Repeat exactly the lines from the start through the line with "fontsize=14, fontweight='bold', color='#595959')", both ends included.

(Records with drawing code)
┌──

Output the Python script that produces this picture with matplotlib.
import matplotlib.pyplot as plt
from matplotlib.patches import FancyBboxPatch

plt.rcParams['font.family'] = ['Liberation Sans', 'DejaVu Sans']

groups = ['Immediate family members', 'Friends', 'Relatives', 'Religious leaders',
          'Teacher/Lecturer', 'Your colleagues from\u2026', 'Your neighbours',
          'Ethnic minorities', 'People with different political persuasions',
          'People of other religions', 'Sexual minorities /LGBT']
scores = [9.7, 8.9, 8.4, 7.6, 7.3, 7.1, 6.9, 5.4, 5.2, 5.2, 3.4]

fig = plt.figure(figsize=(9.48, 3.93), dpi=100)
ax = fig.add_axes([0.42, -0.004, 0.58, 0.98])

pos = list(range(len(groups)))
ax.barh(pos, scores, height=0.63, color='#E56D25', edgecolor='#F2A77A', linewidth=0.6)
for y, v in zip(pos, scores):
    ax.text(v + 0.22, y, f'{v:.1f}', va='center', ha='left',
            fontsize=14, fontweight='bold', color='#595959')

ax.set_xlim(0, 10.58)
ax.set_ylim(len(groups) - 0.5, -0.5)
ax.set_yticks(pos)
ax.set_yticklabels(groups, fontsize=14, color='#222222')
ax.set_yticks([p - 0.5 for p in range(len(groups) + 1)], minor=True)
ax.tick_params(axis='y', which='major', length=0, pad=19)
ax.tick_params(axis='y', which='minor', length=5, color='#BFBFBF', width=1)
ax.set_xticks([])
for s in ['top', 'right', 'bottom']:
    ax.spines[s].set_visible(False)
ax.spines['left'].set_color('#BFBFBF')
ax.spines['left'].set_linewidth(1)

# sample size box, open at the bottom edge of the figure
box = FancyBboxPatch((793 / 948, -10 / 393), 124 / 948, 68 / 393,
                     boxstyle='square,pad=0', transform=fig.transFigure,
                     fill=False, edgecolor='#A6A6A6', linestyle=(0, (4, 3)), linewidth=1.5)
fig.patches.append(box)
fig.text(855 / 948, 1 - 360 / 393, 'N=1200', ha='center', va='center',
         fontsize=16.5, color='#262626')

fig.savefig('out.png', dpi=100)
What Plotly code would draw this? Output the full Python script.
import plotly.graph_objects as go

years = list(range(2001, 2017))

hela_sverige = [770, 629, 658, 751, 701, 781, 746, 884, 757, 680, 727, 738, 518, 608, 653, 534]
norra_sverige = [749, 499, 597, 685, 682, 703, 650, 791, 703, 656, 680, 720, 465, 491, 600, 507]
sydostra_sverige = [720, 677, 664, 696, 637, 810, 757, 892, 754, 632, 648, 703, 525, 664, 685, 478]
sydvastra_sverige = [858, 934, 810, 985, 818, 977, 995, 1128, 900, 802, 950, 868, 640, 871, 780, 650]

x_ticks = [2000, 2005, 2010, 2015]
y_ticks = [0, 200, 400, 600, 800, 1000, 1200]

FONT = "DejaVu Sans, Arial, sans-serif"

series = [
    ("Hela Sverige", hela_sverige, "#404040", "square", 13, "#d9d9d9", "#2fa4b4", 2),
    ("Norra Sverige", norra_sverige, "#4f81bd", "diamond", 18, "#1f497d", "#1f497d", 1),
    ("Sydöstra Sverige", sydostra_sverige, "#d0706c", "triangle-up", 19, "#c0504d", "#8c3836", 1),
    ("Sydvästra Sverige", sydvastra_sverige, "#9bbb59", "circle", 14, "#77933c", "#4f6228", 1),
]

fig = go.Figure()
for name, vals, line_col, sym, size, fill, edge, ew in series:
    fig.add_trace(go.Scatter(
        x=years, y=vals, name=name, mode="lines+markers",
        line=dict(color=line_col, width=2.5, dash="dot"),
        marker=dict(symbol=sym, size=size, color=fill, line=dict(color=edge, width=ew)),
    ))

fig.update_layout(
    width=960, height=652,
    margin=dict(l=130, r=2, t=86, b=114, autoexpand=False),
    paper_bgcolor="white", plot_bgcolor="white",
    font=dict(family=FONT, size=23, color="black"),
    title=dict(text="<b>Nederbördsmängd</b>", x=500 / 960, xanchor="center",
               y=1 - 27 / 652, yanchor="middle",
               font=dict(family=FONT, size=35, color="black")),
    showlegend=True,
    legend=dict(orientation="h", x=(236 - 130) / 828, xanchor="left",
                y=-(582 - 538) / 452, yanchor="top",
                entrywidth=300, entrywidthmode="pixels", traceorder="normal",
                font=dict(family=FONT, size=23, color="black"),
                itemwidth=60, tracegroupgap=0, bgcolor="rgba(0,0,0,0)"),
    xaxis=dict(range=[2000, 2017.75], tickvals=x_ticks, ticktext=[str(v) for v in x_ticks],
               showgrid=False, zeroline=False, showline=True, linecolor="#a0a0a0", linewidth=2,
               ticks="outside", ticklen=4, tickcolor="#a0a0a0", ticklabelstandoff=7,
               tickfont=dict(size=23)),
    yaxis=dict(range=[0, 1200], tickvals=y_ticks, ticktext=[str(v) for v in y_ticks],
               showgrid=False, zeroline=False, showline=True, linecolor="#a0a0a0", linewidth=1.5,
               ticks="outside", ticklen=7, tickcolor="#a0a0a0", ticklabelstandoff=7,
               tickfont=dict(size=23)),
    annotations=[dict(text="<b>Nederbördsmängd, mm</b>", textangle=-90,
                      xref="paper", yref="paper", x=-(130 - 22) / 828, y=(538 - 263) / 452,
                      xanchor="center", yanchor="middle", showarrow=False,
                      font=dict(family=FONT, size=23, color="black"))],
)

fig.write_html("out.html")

└──

Task output
Output the Python script that produces this picture with matplotlib.
import matplotlib.pyplot as plt
from matplotlib.patches import FancyBboxPatch

plt.rcParams['font.family'] = ['Liberation Sans', 'DejaVu Sans']

groups = ['Immediate family members', 'Friends', 'Relatives', 'Religious leaders',
          'Teacher/Lecturer', 'Your colleagues from\u2026', 'Your neighbours',
          'Ethnic minorities', 'People with different political persuasions',
          'People of other religions', 'Sexual minorities /LGBT']
scores = [9.7, 8.9, 8.4, 7.6, 7.3, 7.1, 6.9, 5.4, 5.2, 5.2, 3.4]

fig = plt.figure(figsize=(9.48, 3.93), dpi=100)
ax = fig.add_axes([0.42, -0.004, 0.58, 0.98])

pos = list(range(len(groups)))
ax.barh(pos, scores, height=0.63, color='#E56D25', edgecolor='#F2A77A', linewidth=0.6)
for y, v in zip(pos, scores):
    ax.text(v + 0.22, y, f'{v:.1f}', va='center', ha='left',
            fontsize=14, fontweight='bold', color='#595959')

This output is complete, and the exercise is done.